▸ Task statement: Look below for the line with "Write a Python" and the line with "antibody_rfu = [1509, 1490, 1483, 1199, 657, 667, 665, 651]"; repeat exactly those two lines and all lines between them, but no pictures.

====

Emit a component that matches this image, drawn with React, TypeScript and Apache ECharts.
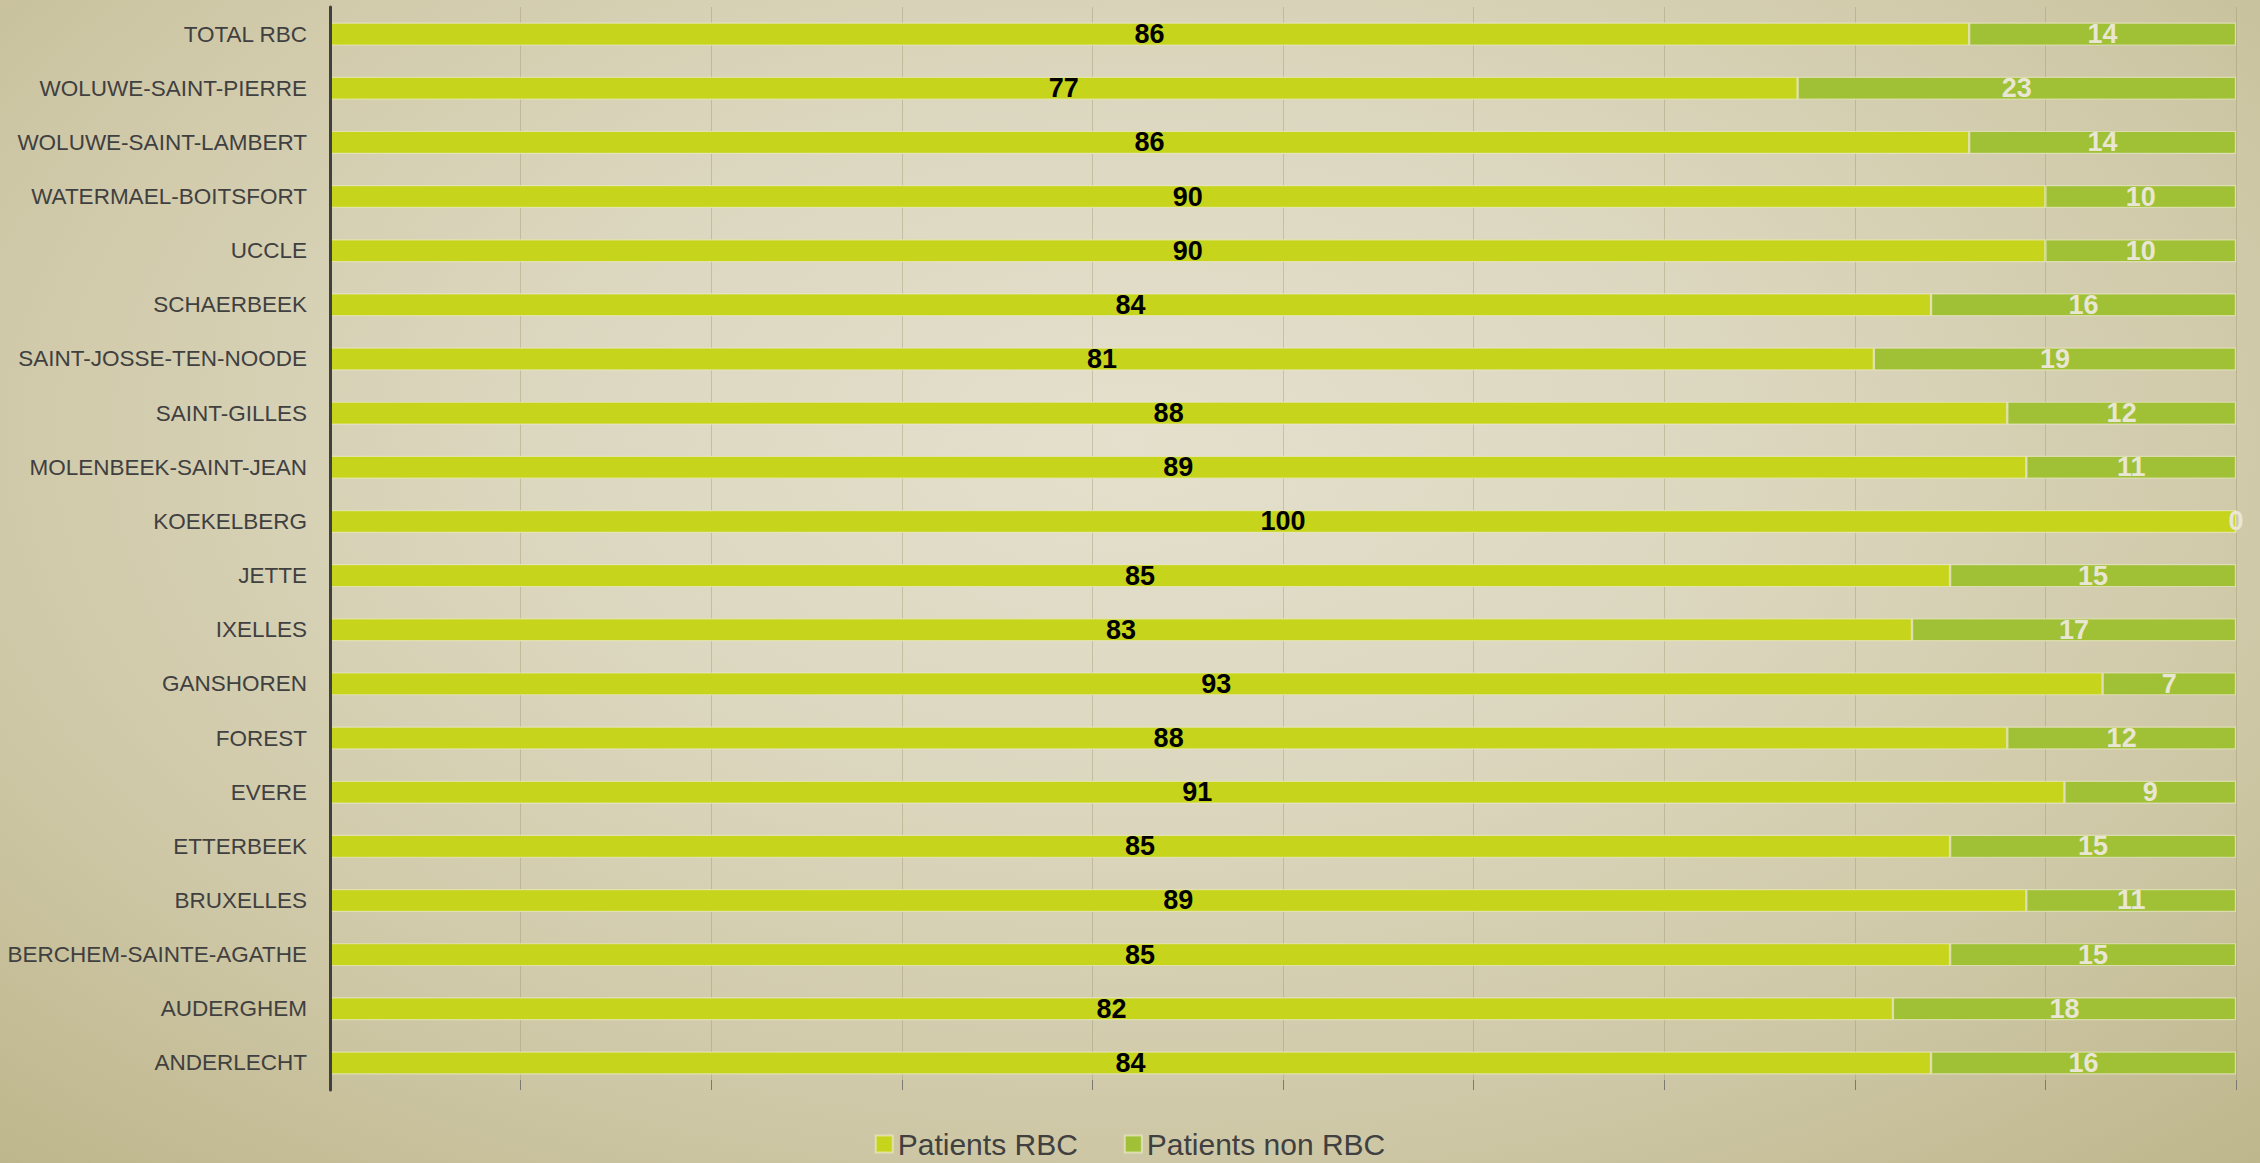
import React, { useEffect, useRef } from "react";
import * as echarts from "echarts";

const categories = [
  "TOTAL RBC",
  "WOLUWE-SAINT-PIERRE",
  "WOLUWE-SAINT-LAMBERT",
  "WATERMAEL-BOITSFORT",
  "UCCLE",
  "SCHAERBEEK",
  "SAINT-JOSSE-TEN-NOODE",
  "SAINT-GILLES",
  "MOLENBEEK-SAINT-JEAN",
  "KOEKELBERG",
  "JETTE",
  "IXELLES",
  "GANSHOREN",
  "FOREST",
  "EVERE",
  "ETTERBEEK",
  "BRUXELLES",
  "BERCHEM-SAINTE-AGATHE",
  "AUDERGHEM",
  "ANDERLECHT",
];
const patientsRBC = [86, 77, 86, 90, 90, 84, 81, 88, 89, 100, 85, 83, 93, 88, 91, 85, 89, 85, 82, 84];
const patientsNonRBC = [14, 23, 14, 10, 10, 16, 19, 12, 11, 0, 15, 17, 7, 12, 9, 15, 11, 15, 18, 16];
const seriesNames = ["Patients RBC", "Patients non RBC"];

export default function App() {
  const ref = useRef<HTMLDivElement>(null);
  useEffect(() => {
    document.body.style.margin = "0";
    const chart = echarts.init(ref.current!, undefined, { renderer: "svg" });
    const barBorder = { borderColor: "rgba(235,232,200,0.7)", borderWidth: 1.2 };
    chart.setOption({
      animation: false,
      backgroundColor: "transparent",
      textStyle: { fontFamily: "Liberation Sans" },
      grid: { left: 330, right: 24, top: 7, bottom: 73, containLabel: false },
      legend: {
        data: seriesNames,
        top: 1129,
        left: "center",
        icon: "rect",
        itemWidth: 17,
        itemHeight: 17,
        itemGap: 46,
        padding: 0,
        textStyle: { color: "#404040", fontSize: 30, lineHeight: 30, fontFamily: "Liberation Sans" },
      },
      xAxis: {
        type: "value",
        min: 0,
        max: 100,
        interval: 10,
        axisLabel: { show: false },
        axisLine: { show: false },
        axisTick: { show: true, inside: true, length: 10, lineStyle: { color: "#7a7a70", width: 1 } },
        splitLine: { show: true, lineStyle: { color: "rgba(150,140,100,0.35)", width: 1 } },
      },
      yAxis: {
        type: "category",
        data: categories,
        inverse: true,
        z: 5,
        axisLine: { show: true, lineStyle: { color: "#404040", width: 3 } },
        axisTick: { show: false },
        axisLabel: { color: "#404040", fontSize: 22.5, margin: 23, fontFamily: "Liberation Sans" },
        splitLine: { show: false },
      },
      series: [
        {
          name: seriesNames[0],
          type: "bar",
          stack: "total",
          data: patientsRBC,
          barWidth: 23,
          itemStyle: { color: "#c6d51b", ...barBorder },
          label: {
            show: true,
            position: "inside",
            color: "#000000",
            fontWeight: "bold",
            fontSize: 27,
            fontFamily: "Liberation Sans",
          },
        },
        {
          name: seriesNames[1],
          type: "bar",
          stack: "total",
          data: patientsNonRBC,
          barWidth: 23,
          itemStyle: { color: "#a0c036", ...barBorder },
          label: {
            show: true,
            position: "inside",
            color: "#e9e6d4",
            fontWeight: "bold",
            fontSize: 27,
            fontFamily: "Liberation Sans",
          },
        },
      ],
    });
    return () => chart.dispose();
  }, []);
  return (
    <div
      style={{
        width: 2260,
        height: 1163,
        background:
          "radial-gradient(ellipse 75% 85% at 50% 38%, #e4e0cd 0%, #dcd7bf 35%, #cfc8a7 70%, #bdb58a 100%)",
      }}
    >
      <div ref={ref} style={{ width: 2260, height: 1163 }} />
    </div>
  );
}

====

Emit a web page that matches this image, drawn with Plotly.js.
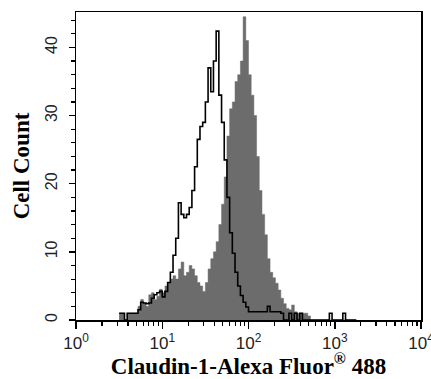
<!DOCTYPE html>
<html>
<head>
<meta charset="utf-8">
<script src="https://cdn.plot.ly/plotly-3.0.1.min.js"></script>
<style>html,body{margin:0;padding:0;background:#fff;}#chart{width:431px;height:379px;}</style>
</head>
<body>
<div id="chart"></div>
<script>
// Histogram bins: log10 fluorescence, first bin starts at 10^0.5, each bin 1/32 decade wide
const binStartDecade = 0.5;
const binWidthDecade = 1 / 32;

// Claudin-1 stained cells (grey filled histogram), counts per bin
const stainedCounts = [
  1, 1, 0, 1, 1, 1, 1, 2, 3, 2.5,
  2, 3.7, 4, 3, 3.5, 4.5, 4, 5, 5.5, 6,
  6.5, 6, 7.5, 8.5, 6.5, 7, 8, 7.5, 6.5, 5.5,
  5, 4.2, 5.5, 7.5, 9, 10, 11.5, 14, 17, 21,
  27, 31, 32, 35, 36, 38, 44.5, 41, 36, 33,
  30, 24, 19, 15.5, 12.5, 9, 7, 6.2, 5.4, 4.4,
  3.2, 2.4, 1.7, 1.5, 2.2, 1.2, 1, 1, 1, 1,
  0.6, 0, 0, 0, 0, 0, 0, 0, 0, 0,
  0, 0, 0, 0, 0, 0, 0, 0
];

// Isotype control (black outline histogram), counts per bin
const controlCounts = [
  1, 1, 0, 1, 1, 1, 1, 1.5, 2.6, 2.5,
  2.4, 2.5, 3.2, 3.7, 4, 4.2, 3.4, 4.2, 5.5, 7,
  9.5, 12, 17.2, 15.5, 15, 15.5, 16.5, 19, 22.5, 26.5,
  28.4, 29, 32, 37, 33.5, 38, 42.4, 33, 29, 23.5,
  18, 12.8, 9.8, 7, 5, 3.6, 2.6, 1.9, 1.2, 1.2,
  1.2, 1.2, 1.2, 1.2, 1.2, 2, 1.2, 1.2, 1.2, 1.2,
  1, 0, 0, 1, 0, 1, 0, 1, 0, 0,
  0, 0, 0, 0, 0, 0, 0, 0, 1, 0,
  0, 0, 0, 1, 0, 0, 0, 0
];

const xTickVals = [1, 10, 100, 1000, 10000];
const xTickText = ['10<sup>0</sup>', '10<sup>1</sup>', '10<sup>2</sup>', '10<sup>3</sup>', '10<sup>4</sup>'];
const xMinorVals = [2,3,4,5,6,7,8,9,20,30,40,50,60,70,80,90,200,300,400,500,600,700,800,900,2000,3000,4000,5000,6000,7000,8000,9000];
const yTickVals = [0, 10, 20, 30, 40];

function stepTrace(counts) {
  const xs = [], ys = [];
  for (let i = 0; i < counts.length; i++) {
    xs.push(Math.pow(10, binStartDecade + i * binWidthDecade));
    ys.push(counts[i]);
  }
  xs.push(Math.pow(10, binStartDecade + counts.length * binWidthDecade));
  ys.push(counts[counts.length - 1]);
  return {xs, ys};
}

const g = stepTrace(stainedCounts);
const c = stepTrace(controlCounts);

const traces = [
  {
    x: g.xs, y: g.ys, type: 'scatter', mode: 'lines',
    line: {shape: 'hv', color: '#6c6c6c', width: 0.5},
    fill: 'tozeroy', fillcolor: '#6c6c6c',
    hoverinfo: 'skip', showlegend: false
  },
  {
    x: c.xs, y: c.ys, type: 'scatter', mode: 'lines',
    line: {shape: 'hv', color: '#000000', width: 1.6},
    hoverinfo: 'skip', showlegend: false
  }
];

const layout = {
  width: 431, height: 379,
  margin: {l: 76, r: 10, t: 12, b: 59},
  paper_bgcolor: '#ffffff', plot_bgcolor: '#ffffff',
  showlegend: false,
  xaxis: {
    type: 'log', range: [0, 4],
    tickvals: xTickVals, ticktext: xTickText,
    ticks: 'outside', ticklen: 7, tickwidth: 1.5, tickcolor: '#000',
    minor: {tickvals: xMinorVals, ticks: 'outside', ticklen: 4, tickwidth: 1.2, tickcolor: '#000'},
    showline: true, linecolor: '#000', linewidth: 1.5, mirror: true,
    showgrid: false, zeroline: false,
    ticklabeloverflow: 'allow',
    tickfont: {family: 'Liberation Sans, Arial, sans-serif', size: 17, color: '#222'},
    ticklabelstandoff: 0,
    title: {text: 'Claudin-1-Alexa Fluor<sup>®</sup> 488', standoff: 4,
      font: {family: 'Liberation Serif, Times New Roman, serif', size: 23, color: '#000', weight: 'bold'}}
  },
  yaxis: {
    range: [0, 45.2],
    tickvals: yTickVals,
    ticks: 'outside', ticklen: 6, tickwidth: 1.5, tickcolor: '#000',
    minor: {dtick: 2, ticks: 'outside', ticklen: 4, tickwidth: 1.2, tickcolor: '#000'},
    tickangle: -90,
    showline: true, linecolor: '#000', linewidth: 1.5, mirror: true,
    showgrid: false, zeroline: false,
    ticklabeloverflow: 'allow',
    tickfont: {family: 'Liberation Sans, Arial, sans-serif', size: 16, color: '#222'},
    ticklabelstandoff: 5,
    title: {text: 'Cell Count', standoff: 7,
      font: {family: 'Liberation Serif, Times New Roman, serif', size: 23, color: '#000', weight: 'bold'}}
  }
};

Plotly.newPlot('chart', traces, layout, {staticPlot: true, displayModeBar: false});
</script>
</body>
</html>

====

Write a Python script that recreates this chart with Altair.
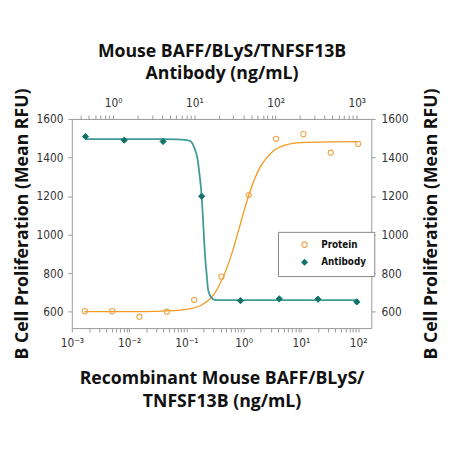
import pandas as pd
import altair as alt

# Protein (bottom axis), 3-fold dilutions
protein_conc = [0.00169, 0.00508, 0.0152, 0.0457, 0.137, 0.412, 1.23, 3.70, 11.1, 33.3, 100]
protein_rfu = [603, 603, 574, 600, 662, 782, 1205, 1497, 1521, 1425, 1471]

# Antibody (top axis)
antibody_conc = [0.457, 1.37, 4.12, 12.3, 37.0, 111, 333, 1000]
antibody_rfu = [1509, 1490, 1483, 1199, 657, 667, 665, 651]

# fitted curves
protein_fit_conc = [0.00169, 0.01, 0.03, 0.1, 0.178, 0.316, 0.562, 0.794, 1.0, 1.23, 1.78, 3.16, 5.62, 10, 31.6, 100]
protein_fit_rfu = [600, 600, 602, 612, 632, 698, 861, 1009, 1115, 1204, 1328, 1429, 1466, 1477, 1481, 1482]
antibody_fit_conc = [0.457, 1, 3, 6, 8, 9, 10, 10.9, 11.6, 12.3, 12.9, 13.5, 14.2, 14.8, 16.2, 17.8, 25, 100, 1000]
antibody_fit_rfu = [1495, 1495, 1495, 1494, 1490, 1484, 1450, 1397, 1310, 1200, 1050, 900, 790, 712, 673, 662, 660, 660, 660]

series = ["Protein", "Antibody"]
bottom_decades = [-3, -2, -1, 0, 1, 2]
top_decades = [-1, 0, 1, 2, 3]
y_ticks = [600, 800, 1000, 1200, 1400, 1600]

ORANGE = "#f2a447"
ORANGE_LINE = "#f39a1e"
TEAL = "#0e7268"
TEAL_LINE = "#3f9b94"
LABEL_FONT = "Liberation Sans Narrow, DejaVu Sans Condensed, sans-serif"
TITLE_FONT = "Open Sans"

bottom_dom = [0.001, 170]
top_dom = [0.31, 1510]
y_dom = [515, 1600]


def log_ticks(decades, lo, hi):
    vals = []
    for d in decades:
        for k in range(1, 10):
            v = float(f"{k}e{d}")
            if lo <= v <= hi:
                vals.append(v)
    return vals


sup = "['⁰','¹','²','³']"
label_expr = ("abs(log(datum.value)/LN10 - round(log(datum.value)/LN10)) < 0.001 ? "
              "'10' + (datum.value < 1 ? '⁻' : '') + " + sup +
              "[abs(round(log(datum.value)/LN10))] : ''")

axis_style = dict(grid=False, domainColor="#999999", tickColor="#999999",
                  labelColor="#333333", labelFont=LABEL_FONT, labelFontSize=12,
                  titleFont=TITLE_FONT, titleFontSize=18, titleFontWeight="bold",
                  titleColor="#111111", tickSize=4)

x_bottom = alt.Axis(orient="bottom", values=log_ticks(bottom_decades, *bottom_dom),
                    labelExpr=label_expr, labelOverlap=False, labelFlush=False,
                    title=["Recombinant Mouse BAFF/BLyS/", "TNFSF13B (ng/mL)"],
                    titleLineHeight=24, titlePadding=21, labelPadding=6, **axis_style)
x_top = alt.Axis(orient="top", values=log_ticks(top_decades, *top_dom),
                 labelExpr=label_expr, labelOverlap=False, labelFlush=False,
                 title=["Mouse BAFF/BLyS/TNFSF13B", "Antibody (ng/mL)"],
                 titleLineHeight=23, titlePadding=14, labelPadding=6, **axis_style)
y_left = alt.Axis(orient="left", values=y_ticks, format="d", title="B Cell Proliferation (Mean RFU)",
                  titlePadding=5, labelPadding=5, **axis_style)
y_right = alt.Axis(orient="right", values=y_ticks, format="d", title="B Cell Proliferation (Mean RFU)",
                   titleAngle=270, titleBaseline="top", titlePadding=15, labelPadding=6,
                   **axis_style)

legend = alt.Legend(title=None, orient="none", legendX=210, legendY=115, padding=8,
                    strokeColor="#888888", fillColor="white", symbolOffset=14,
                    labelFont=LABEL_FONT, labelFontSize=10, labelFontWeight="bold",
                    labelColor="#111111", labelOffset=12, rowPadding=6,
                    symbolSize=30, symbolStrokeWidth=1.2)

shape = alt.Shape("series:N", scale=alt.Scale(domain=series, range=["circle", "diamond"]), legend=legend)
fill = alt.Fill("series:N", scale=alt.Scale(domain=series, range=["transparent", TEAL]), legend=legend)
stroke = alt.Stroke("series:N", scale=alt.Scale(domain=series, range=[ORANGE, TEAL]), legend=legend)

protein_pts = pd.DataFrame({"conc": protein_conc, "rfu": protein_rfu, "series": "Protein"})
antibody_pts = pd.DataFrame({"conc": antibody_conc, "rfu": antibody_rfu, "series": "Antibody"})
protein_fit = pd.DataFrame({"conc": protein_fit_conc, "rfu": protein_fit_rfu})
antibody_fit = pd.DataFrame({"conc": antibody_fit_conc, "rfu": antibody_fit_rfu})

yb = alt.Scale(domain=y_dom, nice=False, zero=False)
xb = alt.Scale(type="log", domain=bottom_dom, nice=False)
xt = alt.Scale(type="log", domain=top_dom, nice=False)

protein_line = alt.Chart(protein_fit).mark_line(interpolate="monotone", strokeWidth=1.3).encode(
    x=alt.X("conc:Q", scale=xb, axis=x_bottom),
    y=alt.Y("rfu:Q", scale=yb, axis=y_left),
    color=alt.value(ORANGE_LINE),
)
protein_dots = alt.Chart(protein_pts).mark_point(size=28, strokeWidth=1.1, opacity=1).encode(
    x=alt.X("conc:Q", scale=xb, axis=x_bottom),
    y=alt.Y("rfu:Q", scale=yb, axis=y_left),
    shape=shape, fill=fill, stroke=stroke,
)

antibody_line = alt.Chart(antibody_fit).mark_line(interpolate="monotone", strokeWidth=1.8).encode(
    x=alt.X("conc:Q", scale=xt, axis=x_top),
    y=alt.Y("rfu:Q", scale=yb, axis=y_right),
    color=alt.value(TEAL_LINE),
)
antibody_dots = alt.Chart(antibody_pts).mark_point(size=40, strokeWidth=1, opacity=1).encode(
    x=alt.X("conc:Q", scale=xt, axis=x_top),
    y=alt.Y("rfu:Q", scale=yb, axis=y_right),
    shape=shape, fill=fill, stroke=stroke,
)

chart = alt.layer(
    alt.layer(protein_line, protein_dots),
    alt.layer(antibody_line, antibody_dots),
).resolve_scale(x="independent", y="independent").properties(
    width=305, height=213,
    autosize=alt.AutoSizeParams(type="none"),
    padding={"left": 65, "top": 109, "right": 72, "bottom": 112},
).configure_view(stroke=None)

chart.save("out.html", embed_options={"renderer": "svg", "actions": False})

====

▸ Task result:
Write a Python script that recreates this chart with Altair.
import pandas as pd
import altair as alt

# Protein (bottom axis), 3-fold dilutions
protein_conc = [0.00169, 0.00508, 0.0152, 0.0457, 0.137, 0.412, 1.23, 3.70, 11.1, 33.3, 100]
protein_rfu = [603, 603, 574, 600, 662, 782, 1205, 1497, 1521, 1425, 1471]

# Antibody (top axis)
antibody_conc = [0.457, 1.37, 4.12, 12.3, 37.0, 111, 333, 1000]
antibody_rfu = [1509, 1490, 1483, 1199, 657, 667, 665, 651]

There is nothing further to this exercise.